Un grand nombre de dispositions du Code pénal et du Code de la presse érigent en infraction l’« outrage », l’« injure », la « diffamation » et la « fausse déclaration », et prévoient des peines d’emprisonnement pour les auteurs de ces infractions. Même si l’engagement pris par le ministre de la Communication de supprimer ce type de peines du Code pénal va dans le bon sens, l’emprisonnement reste l’une des peines encourues pour l’exercice pacifique de la liberté d’expression dans les propositions de modification du Code pénal.
Ces dispositions ne sont pas conformes à l’Observation générale n° 34 du Comité des droits de l'homme des Nations unies, où sont prodigués des conseils sur l’interprétation par les États du droit à la liberté d’expression reconnu dans le PIDCP. Cet organe a insisté sur l’importance d’une liberté d’expression sans entraves, à l’égard notamment des personnalités et institutions publiques, et s’est inquiété des lois relatives à la diffamation qui restreignent cette liberté d’expression. Les fausses déclarations faites avec une intention malveillante et qui causent un préjudice supérieur au préjudice à la réputation doivent relever du droit civil, et toute sanction imposée doit être manifestement nécessaire et proportionnée, et ne pas compromettre un droit donné.
En outre, le Comité des droits de l’homme a rappelé que les peines ne devaient pas être excessivement punitives. Amnesty International craint que les peines appliquées, y compris les amendes infligées dans les affaires présentées plus haut, ne soient excessives et disproportionnées. Cette politique risque d’avoir un effet dissuasif sur la publication d’informations sur des questions d’intérêt public, en particulier dans les situations où la viabilité économique de médias est compromise par de lourdes amendes.
Le rapporteur spécial des Nations unies sur la promotion et la protection du droit à la liberté d'opinion et d'expression a de son côté affirmé que la suspension de toute une publication en raison d’un seul article constituait une restriction injustifiée et disproportionnée, qui bafouait la liberté d’expression. Amnesty International craint que la suspension du site Badil.com mentionné plus haut ne constitue une restriction injustifiée et disproportionnée. L’article 75 du Code de la presse autorise les tribunaux à ordonner la suspension d’un journal pour une durée maximale de trois mois à la suite d’une condamnation pour diffusion d’une « nouvelle fausse », outrage au roi ou à d’autres membres de la famille royale, ou atteinte à la monarchie, à l’islam ou encore à l’« intégrité territoriale » (en référence aux revendications du Maroc sur le Sahara occidental).

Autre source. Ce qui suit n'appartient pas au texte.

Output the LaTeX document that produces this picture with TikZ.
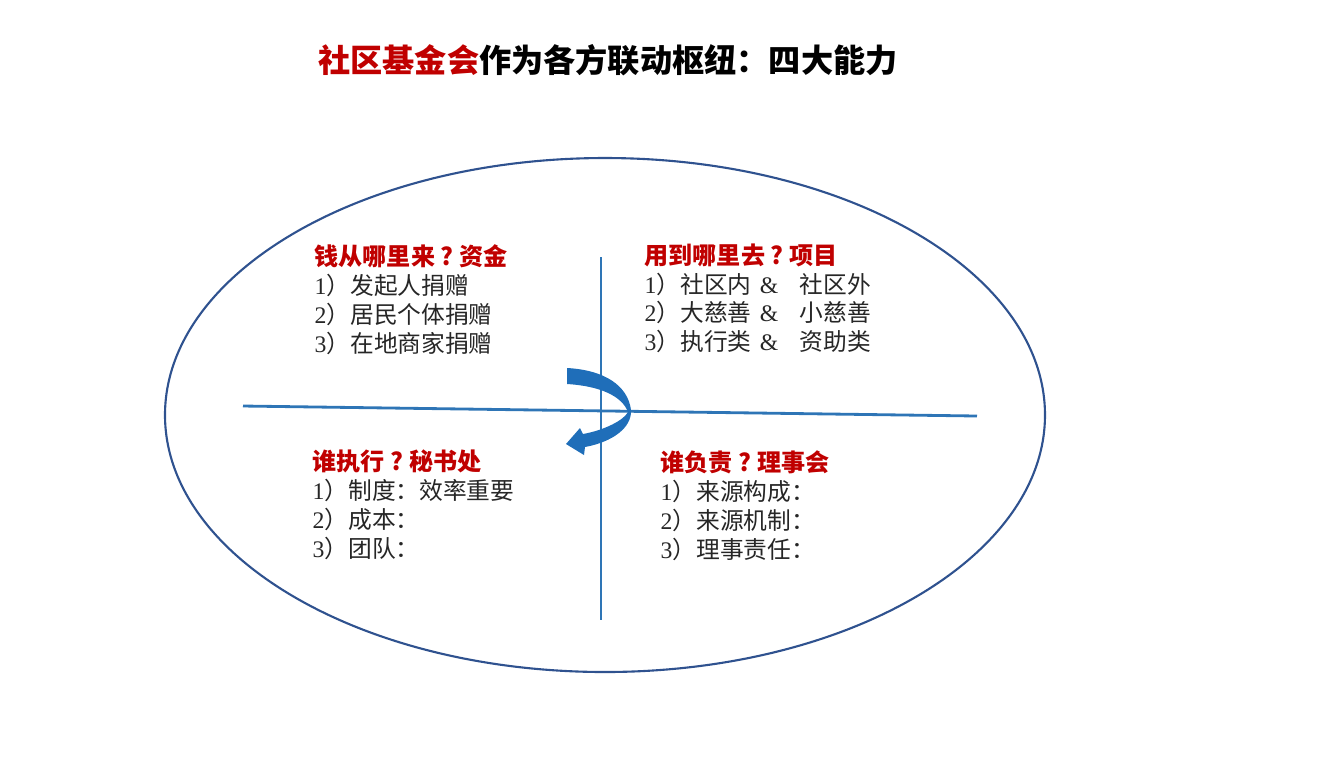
\documentclass[tikz,border=0pt]{standalone}
\usepackage{fontspec}
\setmainfont{Noto Sans CJK SC}
\newfontfamily\numfont{Liberation Serif}

\definecolor{titlered}{RGB}{192,0,0}
\definecolor{rimblue}{RGB}{47,82,143}
\definecolor{axisblue}{RGB}{46,117,182}
\definecolor{arrowblue}{RGB}{31,110,185}
\definecolor{bodygray}{RGB}{38,38,38}

\tikzset{
  heading/.style={anchor=west, inner sep=0pt, font=\fontsize{6.85pt}{8pt}\selectfont\bfseries, text=titlered},
  item/.style={anchor=west, inner sep=0pt, font=\fontsize{6.75pt}{8pt}\selectfont, text=bodygray},
  axis/.style={axisblue, line width=0.8pt}
}
\newcommand{\nr}[1]{{\numfont #1}）}
\newcommand{\qm}{\makebox[1em]{?}}

\begin{document}
\begin{tikzpicture}[x=0.01cm, y=-0.01cm]
  \useasboundingbox (0,0) rectangle (1344,756);

  % --- title ---
  \node[inner sep=0pt, font=\fontsize{9.15pt}{11pt}\selectfont\bfseries] (title) at (608,60)
    {\textcolor{titlered}{社区基金会}作为各方联动枢纽：四大能力};

  % --- ellipse and the two axes ---
  \draw[rimblue, line width=0.6pt] (605,415) ellipse (440 and 257);
  \coordinate (hleft) at (243,406);
  \coordinate (hright) at (977,416);
  \coordinate (vtop) at (601,257);
  \coordinate (vbot) at (601,620);
  \draw[axis] (hleft) -- (hright);
  \draw[axis] (vtop) -- (vbot);

  % --- curved arrow ---
  \fill[arrowblue] (567,368) .. controls (605,370) and (628,386) .. (631,410)
    .. controls (632,428) and (612,442) .. (585,447)
    -- (584,455) -- (566,444) -- (580,428) -- (583,434)
    .. controls (605,430) and (624,420) .. (628,412)
    .. controls (622,396) and (600,386) .. (567,384) -- cycle;

  % --- upper left: money ---
  \node[heading] (moneyhead) at (314,256) {钱从哪里来\qm 资金};
  \node[item] (money1) at (314,285) {\nr{1}发起人捐赠};
  \node[item] (money2) at (314,314) {\nr{2}居民个体捐赠};
  \node[item] (money3) at (314,343) {\nr{3}在地商家捐赠};

  % --- upper right: projects ---
  \node[heading] (projhead) at (644,255) {用到哪里去\qm 项目};
  \node[item] (proj1) at (644,284) {\nr{1}社区内\hspace{0.35em}{\numfont\&}\hspace{0.9em}社区外};
  \node[item] (proj2) at (644,312) {\nr{2}大慈善\hspace{0.35em}{\numfont\&}\hspace{0.9em}小慈善};
  \node[item] (proj3) at (644,341) {\nr{3}执行类\hspace{0.35em}{\numfont\&}\hspace{0.9em}资助类};

  % --- lower left: secretariat ---
  \node[heading] (secrhead) at (312,461) {谁执行\qm 秘书处};
  \node[item] (secr1) at (312,490) {\nr{1}制度：效率重要};
  \node[item] (secr2) at (312,519) {\nr{2}成本：};
  \node[item] (secr3) at (312,548) {\nr{3}团队：};

  % --- lower right: board ---
  \node[heading] (boardhead) at (660,462) {谁负责\qm 理事会};
  \node[item] (board1) at (660,491) {\nr{1}来源构成：};
  \node[item] (board2) at (660,520) {\nr{2}来源机制：};
  \node[item] (board3) at (660,549) {\nr{3}理事责任：};
\end{tikzpicture}
\end{document}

Au Maroc, les journalistes risquent toujours d’être poursuivis pour « apologie du terrorisme », concept problématique formulé en termes vagues à l’article 218-2 du Code pénal. Les infractions liées au terrorisme doivent être définies avec précision de façon à ne pas se traduire par des restrictions injustifiées et disproportionnées du droit à la liberté d’expression. À cet égard, le rapporteur spécial des Nations unies sur la promotion et la protection des droits de l’homme et des libertés fondamentales dans la lutte antiterroriste a insisté sur l’importance de l’accès à l’information, notant qu’il ne fallait pas confondre couverture du terrorisme et apologie ou promotion de celui-ci. Il a recommandé de limiter les infractions d’« apologie » ou de « promotion » du terrorisme aux déclarations publiques faites dans l’intention d’inciter à la commission d’infractions de terrorisme et qui créent un risque que de telles infractions soient commises.